Written instruction:
Retype every line from the start of the data down to and including the line with "const noiseTicks = [-0.1, 0, 0.1, 0.2, 0.3];". Skip the pictures.

Source material:
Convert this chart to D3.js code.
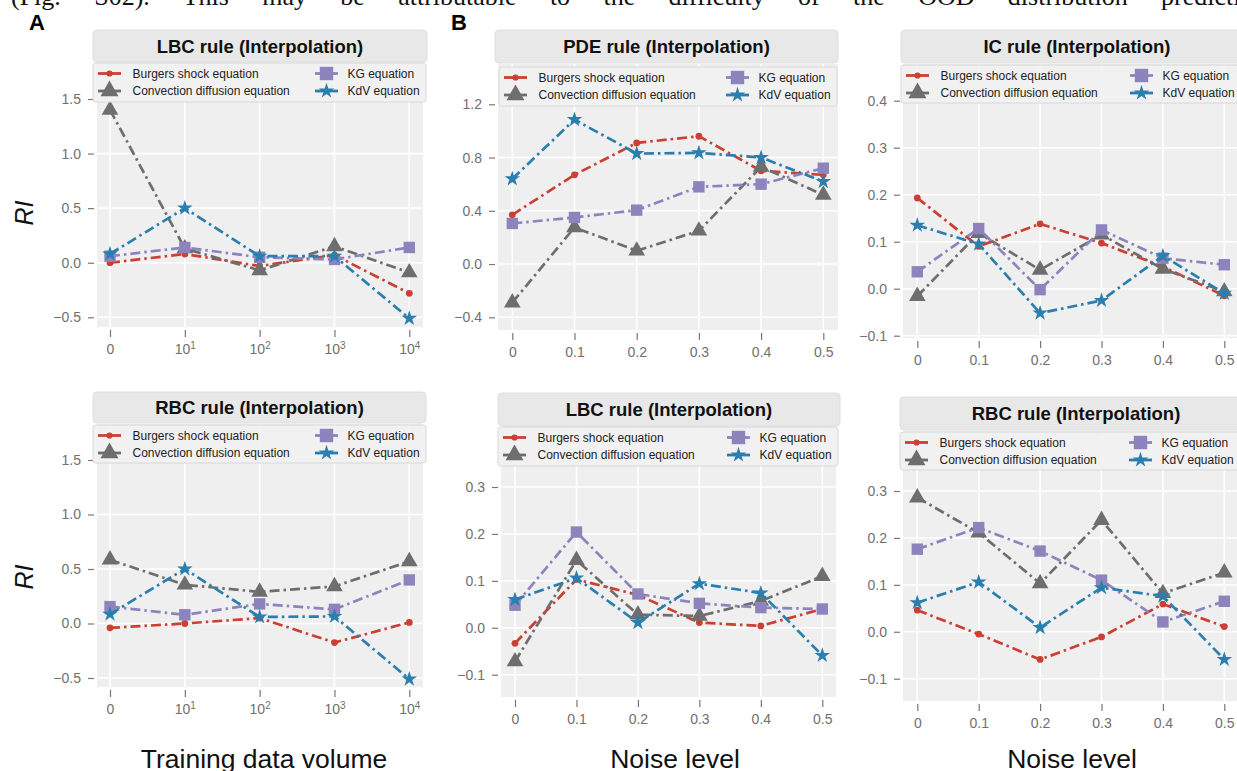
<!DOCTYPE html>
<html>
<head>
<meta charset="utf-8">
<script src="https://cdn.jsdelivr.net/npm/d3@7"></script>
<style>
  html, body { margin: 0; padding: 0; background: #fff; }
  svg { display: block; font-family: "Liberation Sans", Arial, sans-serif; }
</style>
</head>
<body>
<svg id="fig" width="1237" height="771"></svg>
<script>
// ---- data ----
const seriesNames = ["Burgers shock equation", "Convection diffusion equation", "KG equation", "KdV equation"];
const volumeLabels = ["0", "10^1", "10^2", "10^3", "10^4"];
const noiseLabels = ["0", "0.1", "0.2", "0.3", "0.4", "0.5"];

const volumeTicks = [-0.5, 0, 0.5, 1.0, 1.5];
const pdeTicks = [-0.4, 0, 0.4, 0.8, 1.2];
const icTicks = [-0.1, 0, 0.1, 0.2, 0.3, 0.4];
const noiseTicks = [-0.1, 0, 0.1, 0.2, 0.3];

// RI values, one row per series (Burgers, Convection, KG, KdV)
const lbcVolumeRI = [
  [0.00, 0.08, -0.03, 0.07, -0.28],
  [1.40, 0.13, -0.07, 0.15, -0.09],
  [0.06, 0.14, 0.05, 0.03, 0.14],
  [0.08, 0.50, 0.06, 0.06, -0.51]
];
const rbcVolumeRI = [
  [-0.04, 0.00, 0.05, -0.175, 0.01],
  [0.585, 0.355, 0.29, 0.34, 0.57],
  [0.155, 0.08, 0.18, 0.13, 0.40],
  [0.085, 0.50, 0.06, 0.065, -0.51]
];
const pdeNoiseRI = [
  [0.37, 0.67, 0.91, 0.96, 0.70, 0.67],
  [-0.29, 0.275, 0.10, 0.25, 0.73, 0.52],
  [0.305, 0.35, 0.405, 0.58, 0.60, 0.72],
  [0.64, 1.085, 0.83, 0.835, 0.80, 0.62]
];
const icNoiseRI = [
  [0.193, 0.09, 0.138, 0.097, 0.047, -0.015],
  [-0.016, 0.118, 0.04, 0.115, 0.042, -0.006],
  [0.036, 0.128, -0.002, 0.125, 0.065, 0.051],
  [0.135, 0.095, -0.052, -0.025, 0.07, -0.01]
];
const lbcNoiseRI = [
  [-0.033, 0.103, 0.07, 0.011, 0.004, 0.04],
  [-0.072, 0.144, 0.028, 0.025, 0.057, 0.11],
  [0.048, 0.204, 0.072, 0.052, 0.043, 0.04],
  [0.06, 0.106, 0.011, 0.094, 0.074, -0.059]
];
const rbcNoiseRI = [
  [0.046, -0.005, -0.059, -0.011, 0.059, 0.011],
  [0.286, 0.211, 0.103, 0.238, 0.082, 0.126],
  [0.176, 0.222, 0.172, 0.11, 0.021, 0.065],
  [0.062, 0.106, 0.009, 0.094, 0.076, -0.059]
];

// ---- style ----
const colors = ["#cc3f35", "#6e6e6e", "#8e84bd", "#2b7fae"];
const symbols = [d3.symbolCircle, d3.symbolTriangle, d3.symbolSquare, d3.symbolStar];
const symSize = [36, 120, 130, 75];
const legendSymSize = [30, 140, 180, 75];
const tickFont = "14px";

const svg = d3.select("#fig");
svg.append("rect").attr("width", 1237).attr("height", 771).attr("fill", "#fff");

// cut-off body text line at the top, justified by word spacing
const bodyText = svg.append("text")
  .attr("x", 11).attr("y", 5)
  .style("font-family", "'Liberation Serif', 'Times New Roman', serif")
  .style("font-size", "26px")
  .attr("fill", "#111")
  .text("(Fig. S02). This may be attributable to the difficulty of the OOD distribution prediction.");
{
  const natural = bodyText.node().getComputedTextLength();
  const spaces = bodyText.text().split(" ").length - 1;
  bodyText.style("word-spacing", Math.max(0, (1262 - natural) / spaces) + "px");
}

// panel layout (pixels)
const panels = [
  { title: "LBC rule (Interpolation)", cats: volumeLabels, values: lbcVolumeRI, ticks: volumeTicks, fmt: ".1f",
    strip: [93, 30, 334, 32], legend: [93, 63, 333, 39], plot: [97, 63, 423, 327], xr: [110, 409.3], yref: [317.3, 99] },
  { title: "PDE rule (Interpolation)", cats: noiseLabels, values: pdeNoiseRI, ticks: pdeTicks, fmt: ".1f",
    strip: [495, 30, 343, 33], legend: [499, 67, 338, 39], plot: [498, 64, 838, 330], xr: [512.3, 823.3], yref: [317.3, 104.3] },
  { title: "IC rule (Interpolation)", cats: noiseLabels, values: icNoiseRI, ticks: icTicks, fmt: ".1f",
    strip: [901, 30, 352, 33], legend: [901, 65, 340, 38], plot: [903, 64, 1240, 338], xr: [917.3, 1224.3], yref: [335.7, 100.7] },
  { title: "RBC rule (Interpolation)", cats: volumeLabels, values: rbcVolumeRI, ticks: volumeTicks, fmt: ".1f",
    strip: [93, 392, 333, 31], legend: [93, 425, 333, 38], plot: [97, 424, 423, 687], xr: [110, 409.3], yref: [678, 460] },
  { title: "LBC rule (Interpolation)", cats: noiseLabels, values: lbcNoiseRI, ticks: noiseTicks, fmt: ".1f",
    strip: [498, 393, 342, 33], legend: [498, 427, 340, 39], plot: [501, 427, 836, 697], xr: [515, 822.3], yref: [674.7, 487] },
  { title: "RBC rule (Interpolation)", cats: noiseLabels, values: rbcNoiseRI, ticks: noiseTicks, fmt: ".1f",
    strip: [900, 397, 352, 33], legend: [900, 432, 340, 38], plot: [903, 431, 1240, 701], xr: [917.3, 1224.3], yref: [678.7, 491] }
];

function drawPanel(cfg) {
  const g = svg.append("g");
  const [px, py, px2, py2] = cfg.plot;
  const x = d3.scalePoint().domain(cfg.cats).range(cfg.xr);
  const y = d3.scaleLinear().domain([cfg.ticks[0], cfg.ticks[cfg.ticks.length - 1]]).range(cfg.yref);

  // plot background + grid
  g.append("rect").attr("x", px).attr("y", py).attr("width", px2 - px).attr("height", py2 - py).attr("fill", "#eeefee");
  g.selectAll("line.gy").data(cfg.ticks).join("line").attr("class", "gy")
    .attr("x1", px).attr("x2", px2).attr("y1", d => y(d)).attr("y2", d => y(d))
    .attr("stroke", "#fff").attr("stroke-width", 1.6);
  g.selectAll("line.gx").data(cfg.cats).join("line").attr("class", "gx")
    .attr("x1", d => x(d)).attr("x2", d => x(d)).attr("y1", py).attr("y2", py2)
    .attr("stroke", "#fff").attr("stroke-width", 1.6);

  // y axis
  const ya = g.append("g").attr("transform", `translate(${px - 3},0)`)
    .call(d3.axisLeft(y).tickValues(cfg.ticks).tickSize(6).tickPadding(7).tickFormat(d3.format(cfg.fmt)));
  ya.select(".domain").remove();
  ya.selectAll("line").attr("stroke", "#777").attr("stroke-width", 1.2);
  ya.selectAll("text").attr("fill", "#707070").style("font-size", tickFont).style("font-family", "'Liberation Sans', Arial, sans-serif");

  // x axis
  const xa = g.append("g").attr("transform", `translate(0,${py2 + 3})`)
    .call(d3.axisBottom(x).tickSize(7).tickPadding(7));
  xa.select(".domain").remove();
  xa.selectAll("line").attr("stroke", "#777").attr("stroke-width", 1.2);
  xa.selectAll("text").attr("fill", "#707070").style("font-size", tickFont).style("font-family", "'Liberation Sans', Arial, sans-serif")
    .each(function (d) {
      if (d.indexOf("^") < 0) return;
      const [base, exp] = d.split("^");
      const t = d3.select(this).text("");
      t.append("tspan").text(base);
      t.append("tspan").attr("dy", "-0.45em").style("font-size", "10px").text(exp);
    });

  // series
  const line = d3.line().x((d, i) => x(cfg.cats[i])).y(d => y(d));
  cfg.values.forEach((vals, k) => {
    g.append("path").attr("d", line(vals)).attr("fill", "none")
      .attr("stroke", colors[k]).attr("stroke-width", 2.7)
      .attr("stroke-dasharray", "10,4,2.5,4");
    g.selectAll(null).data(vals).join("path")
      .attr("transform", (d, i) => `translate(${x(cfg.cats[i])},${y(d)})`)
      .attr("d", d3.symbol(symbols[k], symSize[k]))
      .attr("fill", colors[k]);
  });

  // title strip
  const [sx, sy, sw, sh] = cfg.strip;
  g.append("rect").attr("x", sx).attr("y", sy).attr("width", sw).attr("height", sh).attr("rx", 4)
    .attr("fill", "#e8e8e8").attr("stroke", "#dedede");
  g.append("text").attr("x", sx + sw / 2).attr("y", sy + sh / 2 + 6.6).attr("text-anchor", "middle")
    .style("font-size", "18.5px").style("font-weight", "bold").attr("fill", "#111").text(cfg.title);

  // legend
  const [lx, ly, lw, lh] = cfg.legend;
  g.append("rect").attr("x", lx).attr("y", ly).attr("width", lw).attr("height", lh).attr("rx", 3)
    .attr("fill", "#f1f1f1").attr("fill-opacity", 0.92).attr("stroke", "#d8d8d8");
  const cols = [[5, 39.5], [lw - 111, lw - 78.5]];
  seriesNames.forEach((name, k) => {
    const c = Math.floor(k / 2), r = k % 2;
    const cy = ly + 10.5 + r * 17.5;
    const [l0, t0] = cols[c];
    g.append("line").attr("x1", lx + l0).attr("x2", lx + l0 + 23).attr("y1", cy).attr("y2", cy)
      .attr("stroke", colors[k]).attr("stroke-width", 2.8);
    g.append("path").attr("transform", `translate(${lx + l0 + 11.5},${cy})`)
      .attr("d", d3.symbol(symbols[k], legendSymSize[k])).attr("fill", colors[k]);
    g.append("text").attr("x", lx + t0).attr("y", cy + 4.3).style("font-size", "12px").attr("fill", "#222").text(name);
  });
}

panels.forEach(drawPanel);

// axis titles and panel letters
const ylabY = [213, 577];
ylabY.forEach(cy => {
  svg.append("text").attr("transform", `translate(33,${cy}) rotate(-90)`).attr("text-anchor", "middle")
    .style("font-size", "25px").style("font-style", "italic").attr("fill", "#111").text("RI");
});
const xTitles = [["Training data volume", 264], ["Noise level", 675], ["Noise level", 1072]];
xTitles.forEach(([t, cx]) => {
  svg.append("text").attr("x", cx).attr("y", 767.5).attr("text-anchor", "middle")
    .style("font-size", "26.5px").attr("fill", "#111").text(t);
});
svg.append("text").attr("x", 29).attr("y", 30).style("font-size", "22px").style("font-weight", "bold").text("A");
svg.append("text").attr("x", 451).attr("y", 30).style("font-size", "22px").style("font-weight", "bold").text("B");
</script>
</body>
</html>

Output below:
Convert this chart to D3.js code.
<!DOCTYPE html>
<html>
<head>
<meta charset="utf-8">
<script src="https://cdn.jsdelivr.net/npm/d3@7"></script>
<style>
  html, body { margin: 0; padding: 0; background: #fff; }
  svg { display: block; font-family: "Liberation Sans", Arial, sans-serif; }
</style>
</head>
<body>
<svg id="fig" width="1237" height="771"></svg>
<script>
// ---- data ----
const seriesNames = ["Burgers shock equation", "Convection diffusion equation", "KG equation", "KdV equation"];
const volumeLabels = ["0", "10^1", "10^2", "10^3", "10^4"];
const noiseLabels = ["0", "0.1", "0.2", "0.3", "0.4", "0.5"];

const volumeTicks = [-0.5, 0, 0.5, 1.0, 1.5];
const pdeTicks = [-0.4, 0, 0.4, 0.8, 1.2];
const icTicks = [-0.1, 0, 0.1, 0.2, 0.3, 0.4];
const noiseTicks = [-0.1, 0, 0.1, 0.2, 0.3];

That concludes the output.